Debt limit crisis, GOP House brawl
23 November 2010 |permalink | email article
Paul Krugman, the Nobel laureate, writes about raising the legal limit to federal debt which must be raised periodically if the government keeps running deficits. He notes that the limit will be reached again this spring. And since not even the most extreme budget hawks think the budget can be balanced immediately, the budget limit must be raised to avoid a government shutdown, and prevent worldwide financial chaos.
Krugman cites former GOP Sen. Alan Simpson, co-chairman of a special commission on deficit reduction, who said Friday: “I can’t wait for the blood bath in April. … When debt limit time comes, they’re going to look around and say,”What in hell do we do now?” Krugman believes it’s one more piece of evidence “that our nation is in much worse shape, much closer to a political breakdown, than most people realize.”

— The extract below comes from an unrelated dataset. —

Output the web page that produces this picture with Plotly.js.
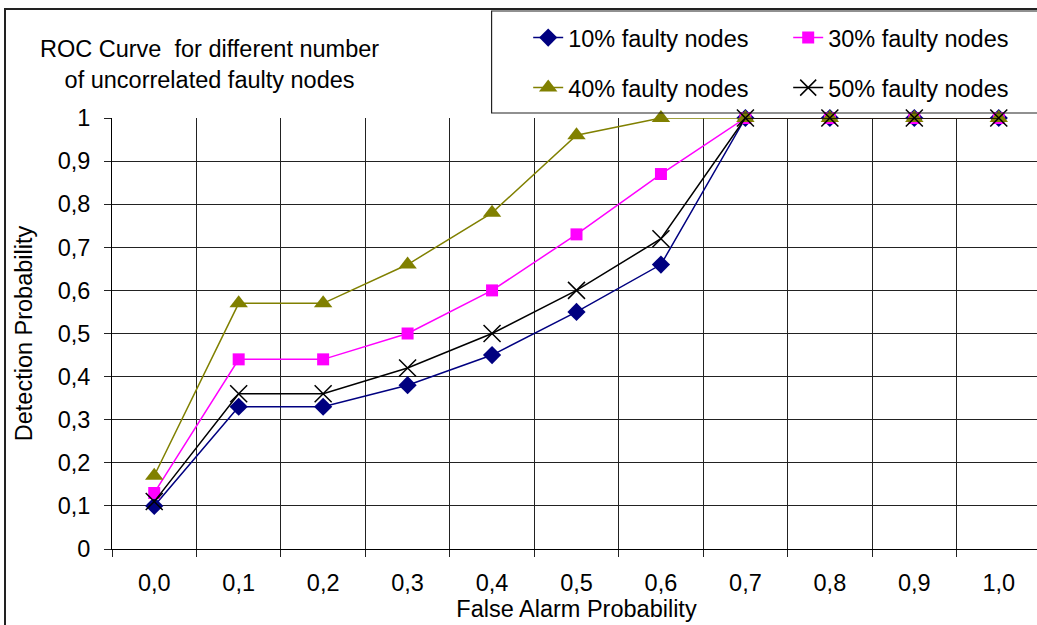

House GOP leaders appear headed for a clash with the chamber’s newly elected members on a vote early next year on government borrowing. Incoming House speaker John Boehner ihas been talking to many Republican freshmen about the need to raise the federal debt ceiling to meet the country’s obligations. “We have to deal with it as adults. Whether we like it or not, the federal government has obligations, and we have to do our part.” But many Tea Party newcomers oppose raising the debt limit because of their concern about federal spending. Boehner has a very tough sell. Add the Tea Party faction led by Sen-elect Rand Paul in the Senate.
Incumbency Matters
Josh Marshall, in an interesting Talking Points Memo, reminds of how seldom elected presidents get denied reelection. By his count, it’s happened just three times in the last century: Jimmy Carter, the first President Bush and Herbert Hoover. Gerald Ford lost, but he was never elected in his own right. Not even as Vice President. He was appointed to the office, after Spiro Agnew resigned. It appears Democratic presidents have a higher survival rate.
What they said
“Only after the sectarian violence erupted in 2006 did it become clear that more security was needed before political progress could continue.” – President George W. Bush, admitting in his memoirs that he waited three years in allowing Iraq to descent, as The New Yorker’s George Packer put it, “into a nightmare of violence.”
“If I was him, I’d go out on top. Don’t pull a Brett Favre and keep coming out of retirement.” – Wisconsin Gov.-elect Scott Walker on Michael Steele’s future at the Republican National Committee.
“I could care less if someone feels me up.” – Rep. Jim Moran, D-Virginia, on controversial TSA screening procedures.